▶ [WHAT YOU NEED TO DO]:
Copy out the listing in full, exactly as written, but not its pictures.

▶ [COLLECTED DATA]:

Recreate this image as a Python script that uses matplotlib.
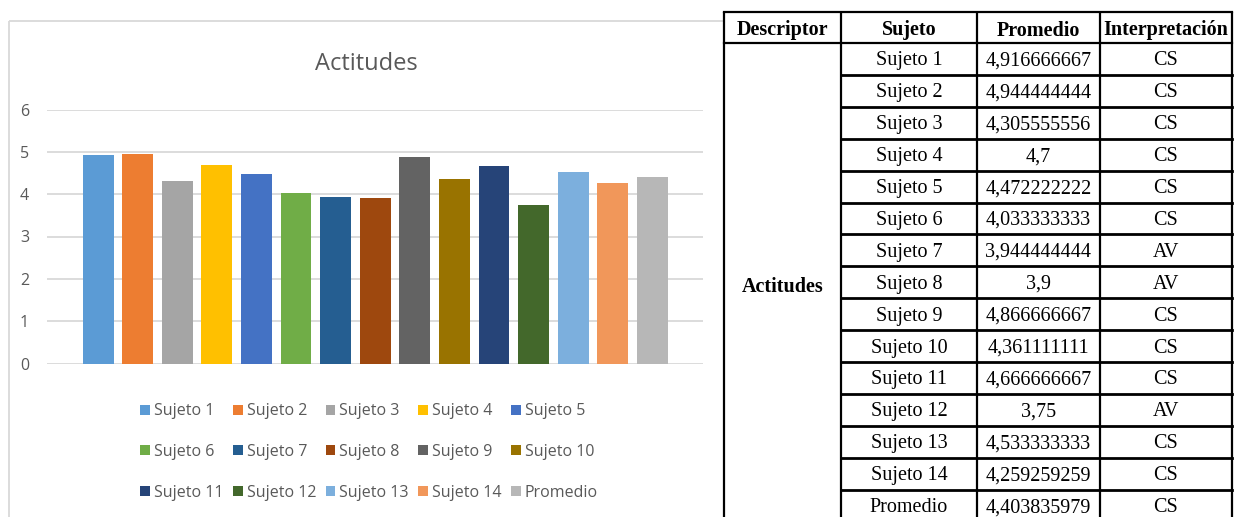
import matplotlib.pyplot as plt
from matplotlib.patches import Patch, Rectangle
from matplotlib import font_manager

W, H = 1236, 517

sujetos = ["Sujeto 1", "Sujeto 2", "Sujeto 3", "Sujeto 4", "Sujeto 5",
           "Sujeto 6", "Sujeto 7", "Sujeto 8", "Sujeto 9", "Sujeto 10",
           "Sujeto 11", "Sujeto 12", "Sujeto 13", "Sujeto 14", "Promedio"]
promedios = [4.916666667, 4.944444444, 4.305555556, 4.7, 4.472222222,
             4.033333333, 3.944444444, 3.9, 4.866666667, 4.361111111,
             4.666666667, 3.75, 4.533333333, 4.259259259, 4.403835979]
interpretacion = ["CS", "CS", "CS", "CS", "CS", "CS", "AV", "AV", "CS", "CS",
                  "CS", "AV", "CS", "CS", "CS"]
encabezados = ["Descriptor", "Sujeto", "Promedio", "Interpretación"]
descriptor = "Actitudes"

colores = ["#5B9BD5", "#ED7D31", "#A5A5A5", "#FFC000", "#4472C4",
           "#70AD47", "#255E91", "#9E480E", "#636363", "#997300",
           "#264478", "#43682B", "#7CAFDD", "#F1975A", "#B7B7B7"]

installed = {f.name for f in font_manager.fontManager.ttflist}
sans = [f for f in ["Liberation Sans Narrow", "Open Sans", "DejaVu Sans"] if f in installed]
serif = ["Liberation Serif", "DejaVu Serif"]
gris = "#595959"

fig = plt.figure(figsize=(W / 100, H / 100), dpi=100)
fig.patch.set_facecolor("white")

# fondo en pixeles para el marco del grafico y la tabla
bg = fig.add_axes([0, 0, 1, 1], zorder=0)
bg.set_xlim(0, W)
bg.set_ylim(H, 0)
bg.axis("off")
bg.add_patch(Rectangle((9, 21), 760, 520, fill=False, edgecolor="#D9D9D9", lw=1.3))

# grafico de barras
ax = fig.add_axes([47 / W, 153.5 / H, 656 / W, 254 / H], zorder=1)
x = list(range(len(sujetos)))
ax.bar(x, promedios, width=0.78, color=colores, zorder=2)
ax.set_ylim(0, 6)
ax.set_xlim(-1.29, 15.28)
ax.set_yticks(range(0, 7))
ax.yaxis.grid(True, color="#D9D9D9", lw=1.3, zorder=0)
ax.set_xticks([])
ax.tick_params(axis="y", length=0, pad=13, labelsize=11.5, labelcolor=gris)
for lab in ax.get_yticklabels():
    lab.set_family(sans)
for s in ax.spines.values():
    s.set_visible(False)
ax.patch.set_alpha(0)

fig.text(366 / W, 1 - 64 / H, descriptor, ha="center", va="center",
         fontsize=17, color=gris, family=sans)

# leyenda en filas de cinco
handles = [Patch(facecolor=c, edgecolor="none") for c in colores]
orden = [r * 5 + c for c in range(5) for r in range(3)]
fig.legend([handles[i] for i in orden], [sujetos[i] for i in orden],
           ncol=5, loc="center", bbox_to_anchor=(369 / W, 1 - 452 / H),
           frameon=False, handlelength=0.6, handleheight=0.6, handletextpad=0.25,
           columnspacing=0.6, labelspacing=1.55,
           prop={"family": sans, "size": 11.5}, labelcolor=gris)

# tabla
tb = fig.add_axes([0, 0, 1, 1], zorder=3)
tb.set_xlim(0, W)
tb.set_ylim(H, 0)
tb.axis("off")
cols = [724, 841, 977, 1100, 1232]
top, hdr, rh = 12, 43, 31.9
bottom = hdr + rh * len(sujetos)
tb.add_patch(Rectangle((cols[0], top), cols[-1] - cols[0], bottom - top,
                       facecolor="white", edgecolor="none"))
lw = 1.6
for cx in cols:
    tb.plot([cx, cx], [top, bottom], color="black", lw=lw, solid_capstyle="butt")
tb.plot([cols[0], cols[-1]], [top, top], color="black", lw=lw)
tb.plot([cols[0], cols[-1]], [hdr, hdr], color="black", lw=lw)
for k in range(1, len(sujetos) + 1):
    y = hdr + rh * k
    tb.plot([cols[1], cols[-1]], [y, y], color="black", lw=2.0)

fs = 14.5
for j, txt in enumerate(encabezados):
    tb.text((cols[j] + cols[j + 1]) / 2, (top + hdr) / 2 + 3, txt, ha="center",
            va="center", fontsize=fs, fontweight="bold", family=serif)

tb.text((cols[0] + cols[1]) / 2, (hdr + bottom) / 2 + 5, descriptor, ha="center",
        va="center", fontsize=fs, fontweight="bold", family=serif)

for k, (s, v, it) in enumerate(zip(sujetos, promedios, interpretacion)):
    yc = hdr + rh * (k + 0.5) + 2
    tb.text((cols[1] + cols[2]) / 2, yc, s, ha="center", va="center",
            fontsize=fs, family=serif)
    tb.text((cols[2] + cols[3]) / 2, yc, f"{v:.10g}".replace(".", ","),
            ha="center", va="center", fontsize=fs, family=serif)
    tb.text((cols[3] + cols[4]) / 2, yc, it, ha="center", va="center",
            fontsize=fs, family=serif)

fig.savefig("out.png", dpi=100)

▶ [SOLUTION]:
Recreate this image as a Python script that uses matplotlib.
import matplotlib.pyplot as plt
from matplotlib.patches import Patch, Rectangle
from matplotlib import font_manager

W, H = 1236, 517

sujetos = ["Sujeto 1", "Sujeto 2", "Sujeto 3", "Sujeto 4", "Sujeto 5",
           "Sujeto 6", "Sujeto 7", "Sujeto 8", "Sujeto 9", "Sujeto 10",
           "Sujeto 11", "Sujeto 12", "Sujeto 13", "Sujeto 14", "Promedio"]
promedios = [4.916666667, 4.944444444, 4.305555556, 4.7, 4.472222222,
             4.033333333, 3.944444444, 3.9, 4.866666667, 4.361111111,
             4.666666667, 3.75, 4.533333333, 4.259259259, 4.403835979]
interpretacion = ["CS", "CS", "CS", "CS", "CS", "CS", "AV", "AV", "CS", "CS",
                  "CS", "AV", "CS", "CS", "CS"]
encabezados = ["Descriptor", "Sujeto", "Promedio", "Interpretación"]
descriptor = "Actitudes"

colores = ["#5B9BD5", "#ED7D31", "#A5A5A5", "#FFC000", "#4472C4",
           "#70AD47", "#255E91", "#9E480E", "#636363", "#997300",
           "#264478", "#43682B", "#7CAFDD", "#F1975A", "#B7B7B7"]

installed = {f.name for f in font_manager.fontManager.ttflist}
sans = [f for f in ["Liberation Sans Narrow", "Open Sans", "DejaVu Sans"] if f in installed]
serif = ["Liberation Serif", "DejaVu Serif"]
gris = "#595959"

fig = plt.figure(figsize=(W / 100, H / 100), dpi=100)
fig.patch.set_facecolor("white")

# fondo en pixeles para el marco del grafico y la tabla
bg = fig.add_axes([0, 0, 1, 1], zorder=0)
bg.set_xlim(0, W)
bg.set_ylim(H, 0)
bg.axis("off")
bg.add_patch(Rectangle((9, 21), 760, 520, fill=False, edgecolor="#D9D9D9", lw=1.3))

# grafico de barras
ax = fig.add_axes([47 / W, 153.5 / H, 656 / W, 254 / H], zorder=1)
x = list(range(len(sujetos)))
ax.bar(x, promedios, width=0.78, color=colores, zorder=2)
ax.set_ylim(0, 6)
ax.set_xlim(-1.29, 15.28)
ax.set_yticks(range(0, 7))
ax.yaxis.grid(True, color="#D9D9D9", lw=1.3, zorder=0)
ax.set_xticks([])
ax.tick_params(axis="y", length=0, pad=13, labelsize=11.5, labelcolor=gris)
for lab in ax.get_yticklabels():
    lab.set_family(sans)
for s in ax.spines.values():
    s.set_visible(False)
ax.patch.set_alpha(0)

fig.text(366 / W, 1 - 64 / H, descriptor, ha="center", va="center",
         fontsize=17, color=gris, family=sans)

# leyenda en filas de cinco
handles = [Patch(facecolor=c, edgecolor="none") for c in colores]
orden = [r * 5 + c for c in range(5) for r in range(3)]
fig.legend([handles[i] for i in orden], [sujetos[i] for i in orden],
           ncol=5, loc="center", bbox_to_anchor=(369 / W, 1 - 452 / H),
           frameon=False, handlelength=0.6, handleheight=0.6, handletextpad=0.25,
           columnspacing=0.6, labelspacing=1.55,
           prop={"family": sans, "size": 11.5}, labelcolor=gris)

# tabla
tb = fig.add_axes([0, 0, 1, 1], zorder=3)
tb.set_xlim(0, W)
tb.set_ylim(H, 0)
tb.axis("off")
cols = [724, 841, 977, 1100, 1232]
top, hdr, rh = 12, 43, 31.9
bottom = hdr + rh * len(sujetos)
tb.add_patch(Rectangle((cols[0], top), cols[-1] - cols[0], bottom - top,
                       facecolor="white", edgecolor="none"))
lw = 1.6
for cx in cols:
    tb.plot([cx, cx], [top, bottom], color="black", lw=lw, solid_capstyle="butt")
tb.plot([cols[0], cols[-1]], [top, top], color="black", lw=lw)
tb.plot([cols[0], cols[-1]], [hdr, hdr], color="black", lw=lw)
for k in range(1, len(sujetos) + 1):
    y = hdr + rh * k
    tb.plot([cols[1], cols[-1]], [y, y], color="black", lw=2.0)

fs = 14.5
for j, txt in enumerate(encabezados):
    tb.text((cols[j] + cols[j + 1]) / 2, (top + hdr) / 2 + 3, txt, ha="center",
            va="center", fontsize=fs, fontweight="bold", family=serif)

tb.text((cols[0] + cols[1]) / 2, (hdr + bottom) / 2 + 5, descriptor, ha="center",
        va="center", fontsize=fs, fontweight="bold", family=serif)

for k, (s, v, it) in enumerate(zip(sujetos, promedios, interpretacion)):
    yc = hdr + rh * (k + 0.5) + 2
    tb.text((cols[1] + cols[2]) / 2, yc, s, ha="center", va="center",
            fontsize=fs, family=serif)
    tb.text((cols[2] + cols[3]) / 2, yc, f"{v:.10g}".replace(".", ","),
            ha="center", va="center", fontsize=fs, family=serif)
    tb.text((cols[3] + cols[4]) / 2, yc, it, ha="center", va="center",
            fontsize=fs, family=serif)

fig.savefig("out.png", dpi=100)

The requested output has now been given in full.